Eventually, once the punnets are full we make our way back through the fields towards the car. The rain has stopped and in the humid air and our soaked clothes, we feel like we are wading through the water. As we climb up the hill, I stop to look back across the valley and I think of how lovely and deep the green of the hills is and what a pleasing geometric element a row of poplars add to the patchwork of fields. The points of an Oast House chimney emerge from behind a distant hedge, anchoring the scene in this particular part of the world.
Driving home, an idea for a painting featuring a tangle of red strawberry stems against a green pattern of fields forms in my mind. I know I won’t have time to do it anytime soon, probably not ever but instead of being depressed by this knowledge, I just let my thoughts drift onto something else as the thatched roofs and overgrown hedges speed past us.
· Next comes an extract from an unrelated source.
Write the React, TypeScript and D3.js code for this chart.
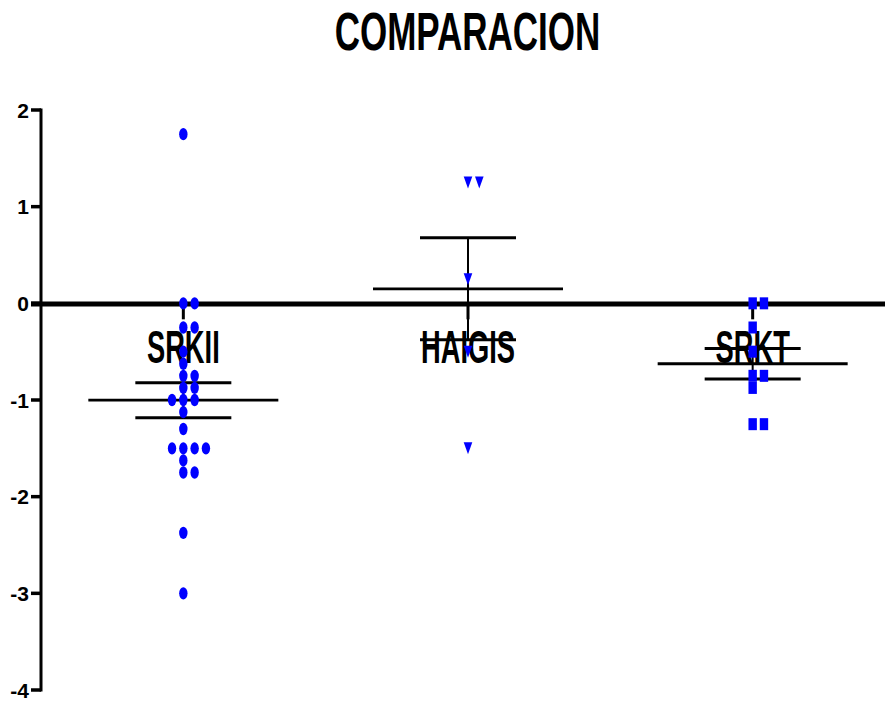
import React from "react";
import * as d3 from "d3";

const categories = ["SRKII", "HAIGIS", "SRKT"];
const srkii = [1.75, 0, 0, -0.25, -0.25, -0.5, -0.625, -0.75, -0.75, -0.875, -0.875, -1, -1, -1, -1.125, -1.3, -1.5, -1.5, -1.5, -1.5, -1.625, -1.75, -1.75, -2.375, -3];
const haigis = [1.25, 1.25, 0.25, -0.5, -1.5];
const srkt = [0, 0, -0.25, -0.5, -0.75, -0.75, -0.875, -1.25, -1.25];
const yTicks = [2, 1, 0, -1, -2, -3, -4];
const title = "COMPARACION";

const W = 885;
const H = 703;
const font = "'Liberation Sans', Arial, sans-serif";
const blue = "#0000ff";

// simple swarm: same value row -> spread into slots
function swarm(values: number[], cx: number, y: d3.ScaleLinear<number, number>) {
  const placed: { slot: number; py: number }[] = [];
  const order = [0, 1, -1, 2, -2, 3, -3, 4, -4];
  return values.map((v) => {
    const py = y(v);
    const slot = order.find((s) => !placed.some((p) => p.slot === s && Math.abs(p.py - py) < 10)) ?? 0;
    placed.push({ slot, py });
    return { x: cx + slot * 11.3, y: py };
  });
}

export default function App() {
  const y = d3.scaleLinear().domain([-4, 2]).range([690, 110]);
  const x = d3.scalePoint<string>().domain(categories).range([41, 895]).padding(0.5);
  const groups = [srkii, haigis, srkt];
  const axisX = 41;

  const stats = groups.map((g) => {
    const m = d3.mean(g) as number;
    const sem = (d3.deviation(g) as number) / Math.sqrt(g.length);
    return { m, sem };
  });

  const symbol = (kind: number, px: number, py: number, key: string) => {
    if (kind === 0) return <ellipse key={key} cx={px} cy={py} rx={4.2} ry={6.2} fill={blue} />;
    if (kind === 1)
      return <path key={key} d={`M${px - 4.3},${py - 6}L${px + 4.3},${py - 6}L${px},${py + 6}Z`} fill={blue} />;
    return <rect key={key} x={px - 4.2} y={py - 6} width={8.4} height={12} fill={blue} />;
  };

  return (
    <svg width={W} height={H} style={{ position: "absolute", left: 0, top: 0, background: "#fff" }}>
      {/* title */}
      <text
        transform={`translate(${467.5},50) scale(1,1.52)`}
        textAnchor="middle"
        fontFamily={font}
        fontWeight="bold"
        fontSize={35}
      >
        {title}
      </text>

      {/* y axis */}
      <line x1={axisX} x2={axisX} y1={y(2) - 1.5} y2={y(-4) + 1.5} stroke="#000" strokeWidth={3} />
      {yTicks.map((t) => (
        <g key={t}>
          <line x1={31} x2={axisX} y1={y(t)} y2={y(t)} stroke="#000" strokeWidth={3.5} />
          <text x={29} y={y(t) + 7.5} textAnchor="end" fontFamily={font} fontWeight="bold" fontSize={21}>
            {t}
          </text>
        </g>
      ))}

      {/* zero baseline with category ticks */}
      <line x1={31} x2={W} y1={y(0) + 0.7} y2={y(0) + 0.7} stroke="#000" strokeWidth={5} />
      {categories.map((c) => (
        <line key={c} x1={x(c)} x2={x(c)} y1={y(0)} y2={y(0) + 16} stroke="#000" strokeWidth={3} />
      ))}
      {categories.map((c) => (
        <text
          key={c}
          transform={`translate(${x(c)},363) scale(1,1.69)`}
          textAnchor="middle"
          fontFamily={font}
          fontWeight="bold"
          fontSize={27.3}
        >
          {c}
        </text>
      ))}

      {/* mean +/- SEM */}
      {categories.map((c, i) => {
        const cx = x(c) as number;
        const { m, sem } = stats[i];
        return (
          <g key={c} stroke="#000">
            <line x1={cx} x2={cx} y1={y(m + sem)} y2={y(m - sem)} strokeWidth={2} />
            <line x1={cx - 95} x2={cx + 95} y1={y(m)} y2={y(m)} strokeWidth={2.8} />
            <line x1={cx - 48} x2={cx + 48} y1={y(m + sem)} y2={y(m + sem)} strokeWidth={3} />
            <line x1={cx - 48} x2={cx + 48} y1={y(m - sem)} y2={y(m - sem)} strokeWidth={3} />
          </g>
        );
      })}

      {/* points */}
      {categories.map((c, i) =>
        swarm(groups[i], x(c) as number, y).map((p, j) => symbol(i, p.x, p.y, `${c}-${j}`))
      )}
    </svg>
  );
}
Later that afternoon, I made Aubrey a snack. I spread cream cheese on two Jacobs crackers and put two whole strawberries on top of them so they became sinister-looking protruding eyes. I then chop one in half to make a nose, chop up a few more, and arrange them into a weird gummy smile on the plate. Before I take the plate over to him, I pop one of the smaller strawberries into my mouth, and I am so surprised at its intense sweetness that I have to stop for a moment just to appreciate the sensation. In my mind, I see an explosion of deep red, almost blood-like ink spreading across white fabric, and it startles me out of my end-of-a-long-day slump.
Once I have given Aubrey his snack, I return to the kitchen to eat more strawberries. And as I put them into my mouth, I post photos of Aubrey grinning soggily in the strawberry field onto our family WhatsApp group. I note they are an accurate representative of the mood of the outing as opposed to feeling like propaganda for the day we wish we had had.
There is probably some sort of earnest lesson to be learned here, about the simple joys of engaging with nature, about locally grown produce, and being present in the moment. But I also know that we could replicate the outing with similar conditions, and Aubrey might decide to have a tantrum or we might all not have had enough breakfast, and the same downpour would be the final straw and cause us to drive back to St Leonards with empty punnets and empty hearts.
Perhaps the main takeaway from the day is that, like the perfectly ripe strawberries nestled amongst the anaemic and the overripe ones, the elusive nature of what makes a successful family outing is the same thing that makes the strawberries you pick yourself so delicious and rewarding. And if you always give up and go home at the first sign of rain, you will never find either.